Rappelons également que la préfecture de Bassar a connu l’arrivée de la Radio Dawul 88.7 FM depuis 2003. Vingt ans après, DAWUL (le Gong) a abandonné sa mission de radio de proximité pour devenir une simple boîte à musique à l’occidental.
Que dire de ces initiatives privées qui ont doté la ville de Guérin Kouka en studio d’enregistrement pour la production des artistes de la chanson. Alors que celle destinée à doter la radio Dawul d’un studio d’enregistrement artistique est restée à l’étape de projet car n’ayant pas reçu de subvention de la coopération française en 2006. Ces studios à Kouka, appartiennent à de simples gens qui n’ont rien à cirer avec l’administration publique, ni attendu l’appui d’une quelconque ONG. Depuis un moment, c’est dans ces studios de Denkpen que plusieurs artistes du Grand Bassar vont prester à moindre coût et plus besoin d’aller à Lomé ou de franchir la frontière pour aller se faire enregistrer au Ghana voisin.
De la nécessité de protéger la filière soja en vulgarisant le modèle Konkomba
Tout comme le café-cacao avait fait la fierté de la Région des Plateaux dans les années 1980, le soja également est en train de restaurer la vie dans beaucoup de régions du pays. Le soja est un produit de rente au même titre que le coton dont la rentabilité éprouve les cotonculteurs. Aussi, la culture du soja n’empêche pas le Pays bassar-konkomba de continuer par jouer son rôle de grenier du Togo.
Les paysans ont su se diversifier sans être congestionné par la bureaucratie des programmes et projets gouvernementaux et auxiliaires, dont les issues sont souvent improbables. Dankpen est l’une des marques d’une expérience endogène qu’il faut exporter dans d’autres régions. D’autres localités du Togo à l’instar de la grande préfecture de Tchamba, Kamboli et ses environs sont également des exemples à conter.
Il y a urgence pour sensibiliser les agriculteurs et utilisateurs des herbicides et de les former à une utilisation rationnelle.
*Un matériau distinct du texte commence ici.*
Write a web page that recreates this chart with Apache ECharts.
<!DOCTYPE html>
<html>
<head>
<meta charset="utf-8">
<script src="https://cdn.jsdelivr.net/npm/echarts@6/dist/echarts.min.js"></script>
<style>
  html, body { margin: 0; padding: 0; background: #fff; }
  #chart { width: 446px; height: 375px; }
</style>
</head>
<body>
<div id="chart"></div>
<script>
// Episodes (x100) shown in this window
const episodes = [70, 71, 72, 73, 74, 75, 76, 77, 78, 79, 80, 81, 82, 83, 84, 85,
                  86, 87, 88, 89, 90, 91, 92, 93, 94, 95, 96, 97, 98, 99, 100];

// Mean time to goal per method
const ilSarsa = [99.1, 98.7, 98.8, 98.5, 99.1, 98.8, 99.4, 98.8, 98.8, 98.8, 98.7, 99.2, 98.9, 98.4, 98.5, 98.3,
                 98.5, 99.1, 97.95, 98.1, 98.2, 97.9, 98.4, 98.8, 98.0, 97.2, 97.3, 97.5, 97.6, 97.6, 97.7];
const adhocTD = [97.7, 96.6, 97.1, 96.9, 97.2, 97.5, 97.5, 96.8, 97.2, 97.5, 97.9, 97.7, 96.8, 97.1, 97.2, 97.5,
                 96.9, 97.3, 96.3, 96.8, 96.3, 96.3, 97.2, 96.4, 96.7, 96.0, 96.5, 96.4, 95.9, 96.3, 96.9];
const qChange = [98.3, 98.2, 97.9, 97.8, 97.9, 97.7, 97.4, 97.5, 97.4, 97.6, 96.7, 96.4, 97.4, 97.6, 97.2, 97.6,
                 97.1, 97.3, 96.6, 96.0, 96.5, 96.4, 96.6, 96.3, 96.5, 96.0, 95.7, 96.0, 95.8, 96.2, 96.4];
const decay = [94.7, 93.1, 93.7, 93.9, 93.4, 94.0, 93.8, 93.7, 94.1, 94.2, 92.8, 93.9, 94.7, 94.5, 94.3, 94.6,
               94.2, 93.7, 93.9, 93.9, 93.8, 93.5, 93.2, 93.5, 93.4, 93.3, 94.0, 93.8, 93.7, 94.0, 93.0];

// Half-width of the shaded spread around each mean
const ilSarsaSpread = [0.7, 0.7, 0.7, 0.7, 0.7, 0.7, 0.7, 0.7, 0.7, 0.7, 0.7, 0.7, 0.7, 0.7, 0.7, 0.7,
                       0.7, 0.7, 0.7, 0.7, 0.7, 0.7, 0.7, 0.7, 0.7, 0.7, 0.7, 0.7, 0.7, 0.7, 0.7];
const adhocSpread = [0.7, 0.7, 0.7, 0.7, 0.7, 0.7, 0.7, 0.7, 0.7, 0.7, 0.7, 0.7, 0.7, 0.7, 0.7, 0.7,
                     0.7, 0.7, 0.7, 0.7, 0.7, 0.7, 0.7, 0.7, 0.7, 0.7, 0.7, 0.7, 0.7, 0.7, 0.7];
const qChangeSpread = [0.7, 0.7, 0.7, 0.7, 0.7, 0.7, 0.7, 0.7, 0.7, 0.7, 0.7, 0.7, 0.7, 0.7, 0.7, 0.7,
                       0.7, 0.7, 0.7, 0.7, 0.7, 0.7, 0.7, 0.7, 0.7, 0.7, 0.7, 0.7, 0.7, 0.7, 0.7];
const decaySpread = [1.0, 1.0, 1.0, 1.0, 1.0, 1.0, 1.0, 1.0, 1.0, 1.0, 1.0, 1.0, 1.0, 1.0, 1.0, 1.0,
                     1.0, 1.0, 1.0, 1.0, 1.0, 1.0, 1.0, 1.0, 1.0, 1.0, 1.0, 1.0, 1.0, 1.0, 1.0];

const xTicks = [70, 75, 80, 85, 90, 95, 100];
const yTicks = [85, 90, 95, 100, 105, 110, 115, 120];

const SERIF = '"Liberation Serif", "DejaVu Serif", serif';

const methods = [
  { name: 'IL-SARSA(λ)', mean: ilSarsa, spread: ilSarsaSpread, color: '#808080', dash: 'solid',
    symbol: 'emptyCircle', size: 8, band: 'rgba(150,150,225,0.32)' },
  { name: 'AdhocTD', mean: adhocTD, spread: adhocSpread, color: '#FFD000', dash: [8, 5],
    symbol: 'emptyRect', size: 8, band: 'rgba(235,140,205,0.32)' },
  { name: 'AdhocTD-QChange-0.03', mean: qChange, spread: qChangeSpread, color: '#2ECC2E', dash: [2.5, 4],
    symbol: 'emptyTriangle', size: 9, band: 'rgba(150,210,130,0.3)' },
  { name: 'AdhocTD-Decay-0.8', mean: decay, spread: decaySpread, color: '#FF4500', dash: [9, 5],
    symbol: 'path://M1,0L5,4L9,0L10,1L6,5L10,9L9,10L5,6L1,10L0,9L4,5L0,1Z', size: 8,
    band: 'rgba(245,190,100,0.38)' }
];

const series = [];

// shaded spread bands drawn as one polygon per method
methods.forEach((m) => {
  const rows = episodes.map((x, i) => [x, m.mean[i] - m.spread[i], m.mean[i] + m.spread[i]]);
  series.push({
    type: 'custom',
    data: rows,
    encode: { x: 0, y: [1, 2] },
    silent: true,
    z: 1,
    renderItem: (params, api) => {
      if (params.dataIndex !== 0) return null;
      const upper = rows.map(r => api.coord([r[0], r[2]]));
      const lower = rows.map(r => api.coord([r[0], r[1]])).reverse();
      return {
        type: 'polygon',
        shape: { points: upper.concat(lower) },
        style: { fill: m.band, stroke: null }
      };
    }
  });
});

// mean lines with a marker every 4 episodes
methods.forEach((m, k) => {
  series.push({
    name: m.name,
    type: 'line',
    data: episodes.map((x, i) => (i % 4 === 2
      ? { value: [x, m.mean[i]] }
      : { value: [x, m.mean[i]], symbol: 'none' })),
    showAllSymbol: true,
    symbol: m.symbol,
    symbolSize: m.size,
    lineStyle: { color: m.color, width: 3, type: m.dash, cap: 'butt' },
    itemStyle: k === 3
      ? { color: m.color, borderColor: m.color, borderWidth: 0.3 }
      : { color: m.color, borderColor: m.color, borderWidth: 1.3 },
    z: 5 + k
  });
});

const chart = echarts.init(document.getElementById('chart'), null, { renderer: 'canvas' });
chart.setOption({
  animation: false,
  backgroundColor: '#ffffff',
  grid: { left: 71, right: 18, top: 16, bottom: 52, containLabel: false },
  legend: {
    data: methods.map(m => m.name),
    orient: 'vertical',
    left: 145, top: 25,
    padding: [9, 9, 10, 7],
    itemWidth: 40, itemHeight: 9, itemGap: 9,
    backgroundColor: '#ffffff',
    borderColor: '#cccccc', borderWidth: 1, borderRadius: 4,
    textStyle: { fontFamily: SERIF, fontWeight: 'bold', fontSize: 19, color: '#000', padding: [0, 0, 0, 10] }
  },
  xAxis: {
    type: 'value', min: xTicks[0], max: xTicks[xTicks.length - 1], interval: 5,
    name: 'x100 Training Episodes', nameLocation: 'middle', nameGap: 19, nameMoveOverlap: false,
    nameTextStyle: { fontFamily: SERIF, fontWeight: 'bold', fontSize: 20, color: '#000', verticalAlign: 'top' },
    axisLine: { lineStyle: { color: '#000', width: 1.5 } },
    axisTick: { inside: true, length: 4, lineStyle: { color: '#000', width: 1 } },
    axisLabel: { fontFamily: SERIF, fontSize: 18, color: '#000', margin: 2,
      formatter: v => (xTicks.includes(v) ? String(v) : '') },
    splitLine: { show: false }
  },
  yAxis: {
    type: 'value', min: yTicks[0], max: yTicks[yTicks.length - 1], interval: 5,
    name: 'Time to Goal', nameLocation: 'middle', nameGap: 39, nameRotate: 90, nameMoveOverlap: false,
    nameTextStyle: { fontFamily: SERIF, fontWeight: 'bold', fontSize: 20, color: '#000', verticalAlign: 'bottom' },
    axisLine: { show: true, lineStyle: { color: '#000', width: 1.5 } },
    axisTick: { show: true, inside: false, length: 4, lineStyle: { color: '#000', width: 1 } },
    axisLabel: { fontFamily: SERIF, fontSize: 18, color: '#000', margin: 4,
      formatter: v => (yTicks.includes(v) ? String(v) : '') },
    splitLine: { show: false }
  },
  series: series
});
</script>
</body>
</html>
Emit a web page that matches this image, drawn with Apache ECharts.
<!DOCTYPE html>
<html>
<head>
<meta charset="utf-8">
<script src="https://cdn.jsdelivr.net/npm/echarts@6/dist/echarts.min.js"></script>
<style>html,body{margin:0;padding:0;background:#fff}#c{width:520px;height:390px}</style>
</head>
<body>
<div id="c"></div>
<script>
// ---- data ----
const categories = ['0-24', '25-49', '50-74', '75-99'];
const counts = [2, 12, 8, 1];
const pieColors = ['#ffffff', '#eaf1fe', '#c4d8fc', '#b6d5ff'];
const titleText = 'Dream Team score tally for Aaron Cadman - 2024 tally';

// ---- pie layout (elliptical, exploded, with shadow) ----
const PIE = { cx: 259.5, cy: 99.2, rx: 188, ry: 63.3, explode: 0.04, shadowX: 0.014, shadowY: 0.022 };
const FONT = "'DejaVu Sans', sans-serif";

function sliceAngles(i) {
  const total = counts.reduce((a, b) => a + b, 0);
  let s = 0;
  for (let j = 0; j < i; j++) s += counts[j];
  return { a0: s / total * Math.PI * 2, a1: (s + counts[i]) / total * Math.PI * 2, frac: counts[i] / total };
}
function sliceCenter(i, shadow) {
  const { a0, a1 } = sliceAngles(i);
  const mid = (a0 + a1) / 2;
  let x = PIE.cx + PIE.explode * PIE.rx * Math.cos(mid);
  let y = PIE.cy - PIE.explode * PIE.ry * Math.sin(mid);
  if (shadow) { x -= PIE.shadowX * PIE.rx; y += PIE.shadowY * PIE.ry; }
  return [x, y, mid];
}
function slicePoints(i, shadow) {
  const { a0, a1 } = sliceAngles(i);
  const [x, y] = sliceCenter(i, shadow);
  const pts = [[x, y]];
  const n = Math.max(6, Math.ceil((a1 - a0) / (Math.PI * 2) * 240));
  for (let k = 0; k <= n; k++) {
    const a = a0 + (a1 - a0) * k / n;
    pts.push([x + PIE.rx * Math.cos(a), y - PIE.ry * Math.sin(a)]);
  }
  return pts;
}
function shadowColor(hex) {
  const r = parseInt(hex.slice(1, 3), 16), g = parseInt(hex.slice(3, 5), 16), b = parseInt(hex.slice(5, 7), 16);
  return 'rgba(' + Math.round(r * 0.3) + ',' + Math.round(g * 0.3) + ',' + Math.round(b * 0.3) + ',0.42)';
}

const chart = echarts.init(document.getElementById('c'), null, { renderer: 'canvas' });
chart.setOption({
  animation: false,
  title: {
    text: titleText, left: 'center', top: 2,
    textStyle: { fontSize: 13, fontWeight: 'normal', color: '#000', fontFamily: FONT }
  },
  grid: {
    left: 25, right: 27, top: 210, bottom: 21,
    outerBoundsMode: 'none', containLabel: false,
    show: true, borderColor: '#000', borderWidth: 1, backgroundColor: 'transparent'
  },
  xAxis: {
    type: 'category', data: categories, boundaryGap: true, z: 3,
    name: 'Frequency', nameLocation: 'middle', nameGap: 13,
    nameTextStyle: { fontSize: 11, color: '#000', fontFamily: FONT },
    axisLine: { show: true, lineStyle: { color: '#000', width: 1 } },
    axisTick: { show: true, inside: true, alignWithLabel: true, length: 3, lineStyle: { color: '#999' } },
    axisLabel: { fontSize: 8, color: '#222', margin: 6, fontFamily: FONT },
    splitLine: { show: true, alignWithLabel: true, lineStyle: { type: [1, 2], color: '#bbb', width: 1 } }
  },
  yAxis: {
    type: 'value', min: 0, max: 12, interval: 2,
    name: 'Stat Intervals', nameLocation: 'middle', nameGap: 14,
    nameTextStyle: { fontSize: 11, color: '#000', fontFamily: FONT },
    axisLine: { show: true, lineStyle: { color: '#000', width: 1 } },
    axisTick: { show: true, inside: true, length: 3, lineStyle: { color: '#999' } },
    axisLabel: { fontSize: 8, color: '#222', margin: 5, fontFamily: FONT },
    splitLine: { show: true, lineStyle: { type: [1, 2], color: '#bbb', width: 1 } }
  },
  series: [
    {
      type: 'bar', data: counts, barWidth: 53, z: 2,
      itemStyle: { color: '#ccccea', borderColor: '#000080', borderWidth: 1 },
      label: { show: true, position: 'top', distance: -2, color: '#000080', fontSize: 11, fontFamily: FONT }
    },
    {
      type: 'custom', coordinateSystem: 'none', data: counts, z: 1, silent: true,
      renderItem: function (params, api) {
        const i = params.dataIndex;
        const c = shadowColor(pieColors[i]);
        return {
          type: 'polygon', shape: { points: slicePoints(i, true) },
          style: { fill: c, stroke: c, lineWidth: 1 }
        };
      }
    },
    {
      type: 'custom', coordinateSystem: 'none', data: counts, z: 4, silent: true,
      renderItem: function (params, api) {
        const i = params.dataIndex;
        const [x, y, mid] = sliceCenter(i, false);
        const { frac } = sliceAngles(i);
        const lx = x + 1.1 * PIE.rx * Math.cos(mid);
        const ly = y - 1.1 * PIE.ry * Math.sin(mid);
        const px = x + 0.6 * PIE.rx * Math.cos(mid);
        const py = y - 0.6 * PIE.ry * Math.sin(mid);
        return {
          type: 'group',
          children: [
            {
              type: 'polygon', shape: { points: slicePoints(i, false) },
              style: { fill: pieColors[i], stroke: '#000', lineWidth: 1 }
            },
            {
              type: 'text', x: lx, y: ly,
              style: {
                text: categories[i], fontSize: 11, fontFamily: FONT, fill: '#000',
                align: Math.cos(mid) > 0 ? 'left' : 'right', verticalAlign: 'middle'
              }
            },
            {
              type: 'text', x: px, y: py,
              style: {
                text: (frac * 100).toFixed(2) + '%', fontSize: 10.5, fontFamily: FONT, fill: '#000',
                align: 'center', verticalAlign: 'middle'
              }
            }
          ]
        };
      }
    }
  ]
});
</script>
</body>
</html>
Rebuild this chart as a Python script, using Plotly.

Il est désormais clair pour chacun que les performances constatées chez les frères de la préfecture de Dankpen ne sont nullement l’effet de la nomination ou l’élection d’un quelconque natif mais plutôt d’un sursaut collectif. Certes, certains cadres contribuent un tant soit peu au développement du milieu.
En ce qui concerne les hautes personnalités, la préfecture de Bassar comptait à l’époque, deux à trois ministres au gouvernement et de hauts gradés dans l’armée. Tout cela a servi à quoi ? Si ce n’est pour terroriser les paisibles populations !
Voilà que les braves descendant de guerriers ont fait le deuil de l’assistanat et d’une gouvernance sélective pour se lancer sur le bon chemin, celui de production de la richesse.